In considering whether to order compensation or to make no award, I am limited to the circumstances relating to an unfair procedure in this case. An award of compensation, as regards this leg, would still encompass, as one its purposes, a solatium for the harm suffered as a result of a procedural defect of some magnitude.
Turning to the facts of the case, I am of the view that about three weeks passed between the giving of the inadequate notice of retrenchment and the full disclosure to the union and employees of the magnitude of the intended retrenchment. I view this as a guide to the exercise of my discretion to remedy the wrong, that is the failure to follow a proper procedure prior to the dismissal of the applicants.

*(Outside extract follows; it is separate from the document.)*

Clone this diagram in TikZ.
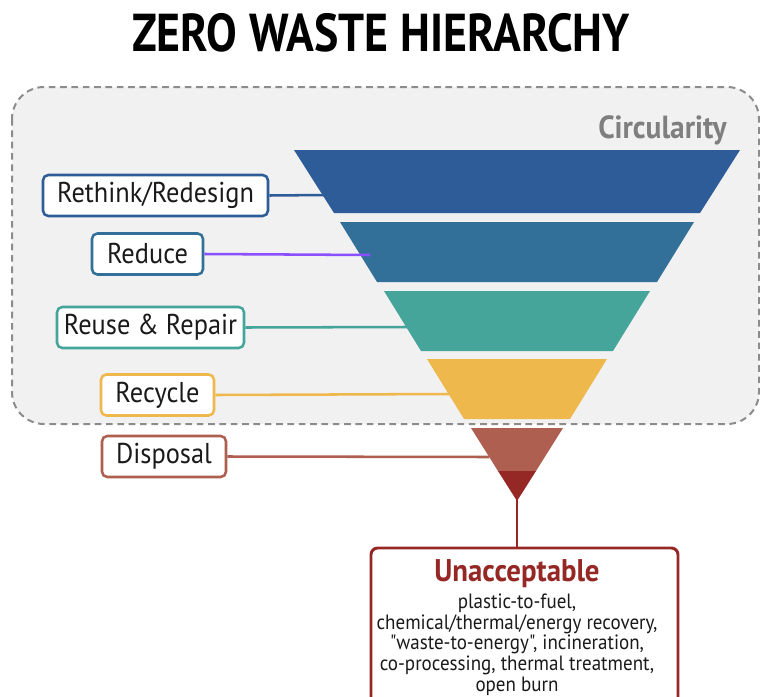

At the end of the trial, oral submissions were made. I allowed the parties to file further written closing arguments. Submissions were filed on behalf of the applicants and the House of Trucks. The parties were also required to settle which of the disputed individual applicants were parties to this dispute as provided for in clause 8.5 of the pre-trial minute. Mr Vasi, in his heads of argument, said that the following applicants were present in court or had signed the clause, namely Mr H Fouldien, Mr N Court, Mr M Fedodien, Mr P Booysen, Mr J Kemp, Mr L Kapp, Mr M Brand, Mr F Nel, Mr N Davids and Mr D Petersen. In the case of Mr Court he only seeks severance pay he did not allege that he had been unfairly dismissed. He was joined merely in an attempt to attain an order regarding his severance pay. This court, unfortunately, has no jurisdiction to deal with a claim for severance pay where it is not linked to a pending claim for unfair retrenchment. With the exception of Mr Court, the House of Trucks, is agreed that these are the applicants who would be entitled to relief.
In the premises I make the following order:
1. The respondent (The House of Trucks (Pty) Ltd) is ordered to pay compensation in the amount of equivalent to three weeks' remuneration as at the date of dismissal to the applicants whose names appear above, with the exception of Mr M Court.
2. There is to be no order as to costs.
SIGNED AND DATED AT CAPE TOWN THIS 16th DAY OF SEPTEMBER 2002.